# Aim of the exercise:
Each line of the material must be repeated precisely, with the pictures left out.

** Start of Provided material **

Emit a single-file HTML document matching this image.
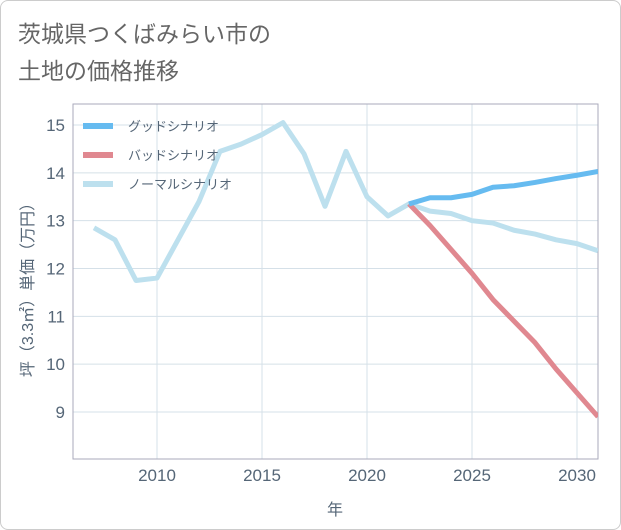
<!DOCTYPE html>
<html><head><meta charset="utf-8"><style>
body{margin:0;background:#fff;}
.wrap{position:relative;width:619px;height:528px;border:1px solid #ccc;border-radius:8px;background:#fff;overflow:hidden;}
text{font-family:"Liberation Sans","Noto Sans CJK JP",sans-serif;}
</style></head><body>
<div class="wrap">
<svg id="chart" width="621" height="530">
<text x="17" y="41" font-size="23" fill="#666">茨城県つくばみらい市の</text>
<text x="17" y="78" font-size="23" fill="#666">土地の価格推移</text>
<g id="grid"></g>
<g id="series"></g>
<g id="legend"></g>
</svg>
</div>
<script>
const years=[2007,2008,2009,2010,2011,2012,2013,2014,2015,2016,2017,2018,2019,2020,2021,2022,2023,2024,2025,2026,2027,2028,2029,2030,2031];
const normalValues=[12.85,12.6,11.75,11.8,12.6,13.4,14.45,14.6,14.8,15.05,14.4,13.3,14.45,13.5,13.1,13.35,13.2,13.15,13.0,12.95,12.8,12.72,12.6,12.52,12.37];
const goodYears=[2022,2023,2024,2025,2026,2027,2028,2029,2030,2031];
const goodValues=[13.35,13.48,13.48,13.55,13.7,13.73,13.8,13.88,13.95,14.03];
const badValues=[13.35,12.9,12.4,11.9,11.35,10.9,10.45,9.9,9.4,8.9];
const xTicks=[2010,2015,2020,2025,2030];
const yTicks=[9,10,11,12,13,14,15];
const NS='http://www.w3.org/2000/svg';
const L=72,R=597,T=103,B=458;
const TXT='#556677';
function xs(v){return 156+(v-2010)*21;}
function ys(v){return 411-(v-9)*47.83;}
function mk(tag,attrs,parent){const e=document.createElementNS(NS,tag);for(const k in attrs)e.setAttribute(k,attrs[k]);parent.appendChild(e);return e;}
const grid=document.getElementById('grid');
yTicks.forEach(t=>{
 const l=mk('line',{x1:L,x2:R,y1:ys(t),y2:ys(t),stroke:'#d5e0e8','stroke-width':1},grid);
 
 
 const tx=mk('text',{x:L-8,y:ys(t)+6,'text-anchor':'end','font-size':17,fill:TXT},grid);
 tx.textContent=t;
 
 
});
xTicks.forEach(t=>{
 const l=mk('line',{x1:xs(t),x2:xs(t),y1:T,y2:B,stroke:'#d5e0e8','stroke-width':1},grid);
 
 
 const tx=mk('text',{x:xs(t),y:B+22,'text-anchor':'middle','font-size':17,fill:TXT},grid);
 tx.textContent=t;
 
 
});
const frame=mk('rect',{x:L,y:T,width:R-L,height:B-T,fill:'none',stroke:'#aab','stroke-width':1},grid);


const xt=mk('text',{x:334,y:514,'text-anchor':'middle','font-size':16,fill:TXT},grid);
xt.textContent='年';


const yt=mk('text',{x:0,y:0,'text-anchor':'middle','font-size':16,fill:TXT,transform:'translate(32,285) rotate(-90)'},grid);
yt.textContent='坪（3.3㎡）単価（万円）';


const ser=document.getElementById('series');
const clip=mk('clipPath',{id:'clip'},ser);mk('rect',{x:L,y:T,width:R-L,height:B-T},clip);
function line(xv,yv,color,name){
 const d=xv.map((x,i)=>(i?'L':'M')+xs(x)+','+ys(yv[i])).join(' ');
 const p=mk('path',{d:d,fill:'none',stroke:color,'stroke-width':5,'stroke-linejoin':'round','clip-path':'url(#clip)'},ser);
 
 
}
line(years,normalValues,'#bde0ee','normal-scenario-line');
line(goodYears,badValues,'#e08890','bad-scenario-line');
line(goodYears,goodValues,'#66bbf0','good-scenario-line');
const leg=document.getElementById('legend');
[['グッドシナリオ','#66bbf0','legend-good'],['バッドシナリオ','#e08890','legend-bad'],['ノーマルシナリオ','#bde0ee','legend-normal']].forEach((e,i)=>{
 const y=125+i*29;
 const g=mk('g',{},leg);
 
 
 mk('rect',{x:82,y:y-3,width:30,height:6,fill:e[1]},g);
 const t=mk('text',{x:127,y:y+5,'font-size':13,fill:TXT},g);
 t.textContent=e[0];
});
</script>
</body></html>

** End of Provided material **

# Response:
Emit a single-file HTML document matching this image.
<!DOCTYPE html>
<html><head><meta charset="utf-8"><style>
body{margin:0;background:#fff;}
.wrap{position:relative;width:619px;height:528px;border:1px solid #ccc;border-radius:8px;background:#fff;overflow:hidden;}
text{font-family:"Liberation Sans","Noto Sans CJK JP",sans-serif;}
</style></head><body>
<div class="wrap">
<svg id="chart" width="621" height="530">
<text x="17" y="41" font-size="23" fill="#666">茨城県つくばみらい市の</text>
<text x="17" y="78" font-size="23" fill="#666">土地の価格推移</text>
<g id="grid"></g>
<g id="series"></g>
<g id="legend"></g>
</svg>
</div>
<script>
const years=[2007,2008,2009,2010,2011,2012,2013,2014,2015,2016,2017,2018,2019,2020,2021,2022,2023,2024,2025,2026,2027,2028,2029,2030,2031];
const normalValues=[12.85,12.6,11.75,11.8,12.6,13.4,14.45,14.6,14.8,15.05,14.4,13.3,14.45,13.5,13.1,13.35,13.2,13.15,13.0,12.95,12.8,12.72,12.6,12.52,12.37];
const goodYears=[2022,2023,2024,2025,2026,2027,2028,2029,2030,2031];
const goodValues=[13.35,13.48,13.48,13.55,13.7,13.73,13.8,13.88,13.95,14.03];
const badValues=[13.35,12.9,12.4,11.9,11.35,10.9,10.45,9.9,9.4,8.9];
const xTicks=[2010,2015,2020,2025,2030];
const yTicks=[9,10,11,12,13,14,15];
const NS='http://www.w3.org/2000/svg';
const L=72,R=597,T=103,B=458;
const TXT='#556677';
function xs(v){return 156+(v-2010)*21;}
function ys(v){return 411-(v-9)*47.83;}
function mk(tag,attrs,parent){const e=document.createElementNS(NS,tag);for(const k in attrs)e.setAttribute(k,attrs[k]);parent.appendChild(e);return e;}
const grid=document.getElementById('grid');
yTicks.forEach(t=>{
 const l=mk('line',{x1:L,x2:R,y1:ys(t),y2:ys(t),stroke:'#d5e0e8','stroke-width':1},grid);
 
 
 const tx=mk('text',{x:L-8,y:ys(t)+6,'text-anchor':'end','font-size':17,fill:TXT},grid);
 tx.textContent=t;
 
 
});
xTicks.forEach(t=>{
 const l=mk('line',{x1:xs(t),x2:xs(t),y1:T,y2:B,stroke:'#d5e0e8','stroke-width':1},grid);
 
 
 const tx=mk('text',{x:xs(t),y:B+22,'text-anchor':'middle','font-size':17,fill:TXT},grid);
 tx.textContent=t;
 
 
});
const frame=mk('rect',{x:L,y:T,width:R-L,height:B-T,fill:'none',stroke:'#aab','stroke-width':1},grid);


const xt=mk('text',{x:334,y:514,'text-anchor':'middle','font-size':16,fill:TXT},grid);
xt.textContent='年';


const yt=mk('text',{x:0,y:0,'text-anchor':'middle','font-size':16,fill:TXT,transform:'translate(32,285) rotate(-90)'},grid);
yt.textContent='坪（3.3㎡）単価（万円）';


const ser=document.getElementById('series');
const clip=mk('clipPath',{id:'clip'},ser);mk('rect',{x:L,y:T,width:R-L,height:B-T},clip);
function line(xv,yv,color,name){
 const d=xv.map((x,i)=>(i?'L':'M')+xs(x)+','+ys(yv[i])).join(' ');
 const p=mk('path',{d:d,fill:'none',stroke:color,'stroke-width':5,'stroke-linejoin':'round','clip-path':'url(#clip)'},ser);
 
 
}
line(years,normalValues,'#bde0ee','normal-scenario-line');
line(goodYears,badValues,'#e08890','bad-scenario-line');
line(goodYears,goodValues,'#66bbf0','good-scenario-line');
const leg=document.getElementById('legend');
[['グッドシナリオ','#66bbf0','legend-good'],['バッドシナリオ','#e08890','legend-bad'],['ノーマルシナリオ','#bde0ee','legend-normal']].forEach((e,i)=>{
 const y=125+i*29;
 const g=mk('g',{},leg);
 
 
 mk('rect',{x:82,y:y-3,width:30,height:6,fill:e[1]},g);
 const t=mk('text',{x:127,y:y+5,'font-size':13,fill:TXT},g);
 t.textContent=e[0];
});
</script>
</body></html>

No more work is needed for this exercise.